Of those also in care he writes:

“The next day, Danny told me I reminded him of his brother and his brother wound him up. We shook hands and it was forgotten between us. He was hurt by the reminder of who he loved, and the love he missed. Hurt people hurt people.”

Yes, hurt people hurt people.

But Lemn has a secret. He writes poems. Encouraged (slightly) at school, in time, he finds a deep and rich stream of words in which to drown his deepest sorrow and this act of creativity sets his soul free. Away from all the sadness away from all the pain. Again the power of creativity. A recurring theme in my life. Creating is action. Doing. No time to dwell on the pain.

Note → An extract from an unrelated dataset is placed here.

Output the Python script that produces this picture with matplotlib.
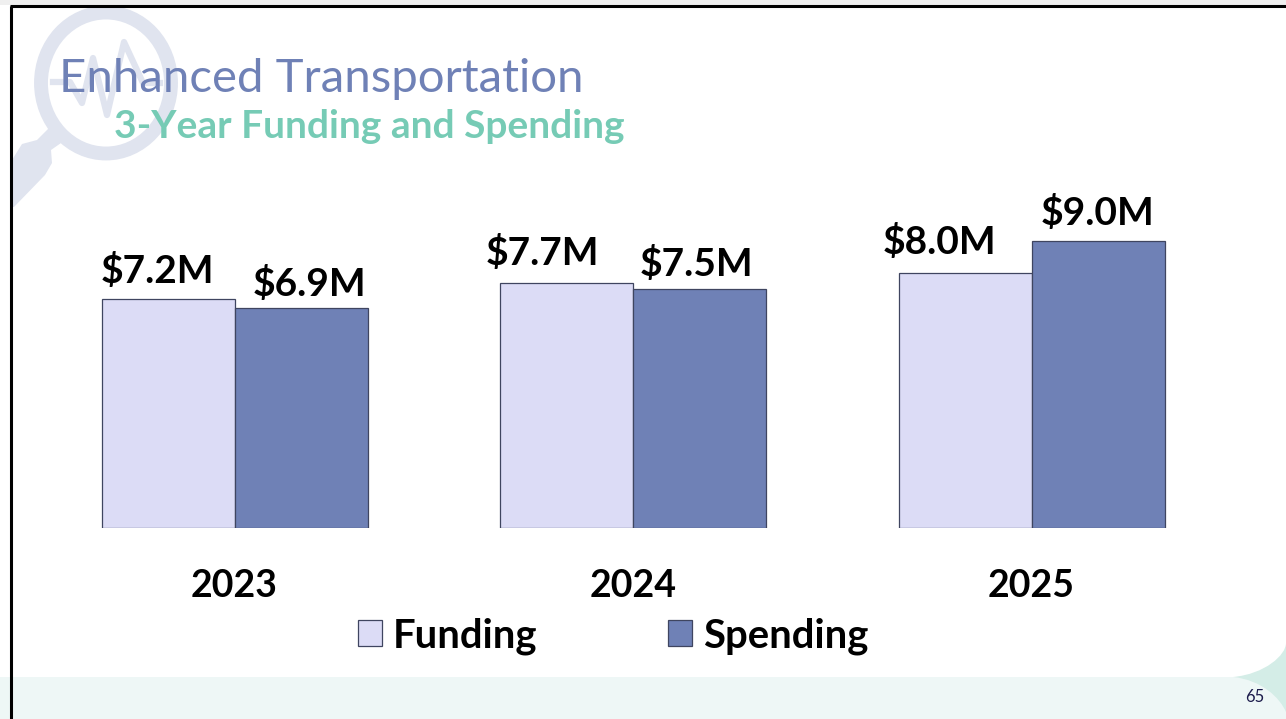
import matplotlib
matplotlib.use("Agg")
import matplotlib.pyplot as plt
import numpy as np
from matplotlib.patches import Ellipse, Rectangle, Polygon, PathPatch
from matplotlib.path import Path

years = ["2023", "2024", "2025"]
funding = [7.2, 7.7, 8.0]
spending = [6.9, 7.5, 9.0]
funding_labels = ["$7.2M", "$7.7M", "$8.0M"]
spending_labels = ["$6.9M", "$7.5M", "$9.0M"]

W, H = 1286, 719
FUND = "#DCDCF6"
SPEND = "#6F81B6"
EDGE = "#3F4560"
DECOR = "#E0E4EF"
PX = 0.72  # points per pixel at dpi 100
plt.rcParams["font.family"] = ["Lato", "Open Sans", "DejaVu Sans"]

fig = plt.figure(figsize=(W / 100, H / 100), dpi=100, facecolor="white")

# slide background in pixel coordinates
bg = fig.add_axes([0, 0, 1, 1], zorder=0)
bg.set_xlim(0, W)
bg.set_ylim(H, 0)
bg.axis("off")
bg.add_patch(Rectangle((0, 0), W, 5, fc="#EFEFEF", ec="none"))
bg.add_patch(Rectangle((0, 677), W, 42, fc="#EEF7F6", ec="none"))
curve = [Path.MOVETO, Path.CURVE4, Path.CURVE4, Path.CURVE4, Path.LINETO, Path.CLOSEPOLY]
bg.add_patch(PathPatch(Path([(1233, 677), (1265, 674), (1286, 655), (1286, 643), (1286, 677), (1233, 677)], curve),
                       fc="#D4EDE7", ec="none"))
bg.add_patch(PathPatch(Path([(1233, 677), (1262, 680), (1280, 698), (1286, 712), (1286, 677), (1233, 677)], curve),
                       fc="#D4EDE7", ec="none"))
# magnifier watermark
bg.add_patch(Polygon([(12, 160), (22, 144), (37, 140), (49, 128), (61, 143), (51, 150), (52, 163), (45, 175),
                      (14, 207), (12, 207)], fc=DECOR, ec="none"))
bg.add_patch(Ellipse((106, 83), 130, 141, fc="none", ec=DECOR, lw=10))
bg.plot([53, 70, 82, 93, 107, 124, 143, 160],
        [82, 82, 103, 58, 115, 42, 83, 83], color=DECOR, lw=4.5, solid_joinstyle="round")
# slide frame
bg.plot([11, 11], [H, 5.5], color="black", lw=2.2, solid_capstyle="butt")
bg.plot([10, W], [5.5, 5.5], color="black", lw=2.2, solid_capstyle="butt")

bg.text(59, 78.5, "Enhanced Transportation", fontsize=34, color="#6F81B6", va="center", ha="left")
bg.text(114, 127, "3-Year Funding and Spending", fontsize=28, color="#76CBB5", fontweight="bold",
        va="center", ha="left")
bg.text(1255, 697, "65", fontsize=12, color="#1C1C4C", va="center", ha="center")

# chart axes
left, right, bottom, top = 35.25, 1230.75, 528, 209.5
ax = fig.add_axes([left / W, 1 - bottom / H, (right - left) / W, (bottom - top) / H], zorder=1)
ax.patch.set_alpha(0)
x = np.arange(len(years))
bw = 133 / 398.5
b1 = ax.bar(x - bw / 2, funding, bw, color=FUND, edgecolor=EDGE, lw=0.9, label="Funding")
b2 = ax.bar(x + bw / 2, spending, bw, color=SPEND, edgecolor=EDGE, lw=0.9, label="Spending")
ax.set_xlim(-0.5, 2.5)
ax.set_ylim(0, 10)
ax.set_yticks([])
ax.set_xticks(x, years, fontsize=27, fontweight="bold", color="black")
ax.tick_params(axis="x", length=0, pad=29.5)
for s in ax.spines.values():
    s.set_visible(False)

# hand-placed label offsets from each bar's top centre, in pixels
fund_dx, fund_dy = [-11, -24, -26], [28, 30, 31]
spend_dx, spend_dy = [8, -3, 0], [24.5, 25, 28.5]
for bars, labels, dxs, dys in [(b1, funding_labels, fund_dx, fund_dy), (b2, spending_labels, spend_dx, spend_dy)]:
    for rect, lab, dx, dy in zip(bars, labels, dxs, dys):
        ax.annotate(lab, (rect.get_x() + rect.get_width() / 2, rect.get_height()),
                    xytext=(dx * PX, dy * PX), textcoords="offset points",
                    ha="center", va="center", fontsize=28, fontweight="bold", color="black", annotation_clip=False)

ax.legend(loc="center", bbox_to_anchor=(613 / W, 1 - 636 / H), bbox_transform=fig.transFigure, ncol=2,
          frameon=False, prop={"weight": "bold", "size": 28.8},
          handlelength=0.6, handleheight=0.6, columnspacing=3.25, handletextpad=0.28)

fig.savefig("out.png", dpi=100)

“Where I create, there I am true” wrote Rainer Maria Rilke. I see this in Lemn’s poetry and prose. His writing transcends the personal. Lifts it higher and makes it universal. Man I so love the power of writing, drawing, creating to find that chink, a chink that lets the light in, lets us breathe again. Lemn and his poems remind me of this. And I am grateful all over again.

Here is Lemn speaking at a Ted Talk: A Child of the State

Knowingness.

I also liked this sentence:

“The more people around me denied my race by saying they were colour blind or that we are all human beings or that we are all the same, the more I realised that race confused them.”

I thought about that sentence a lot.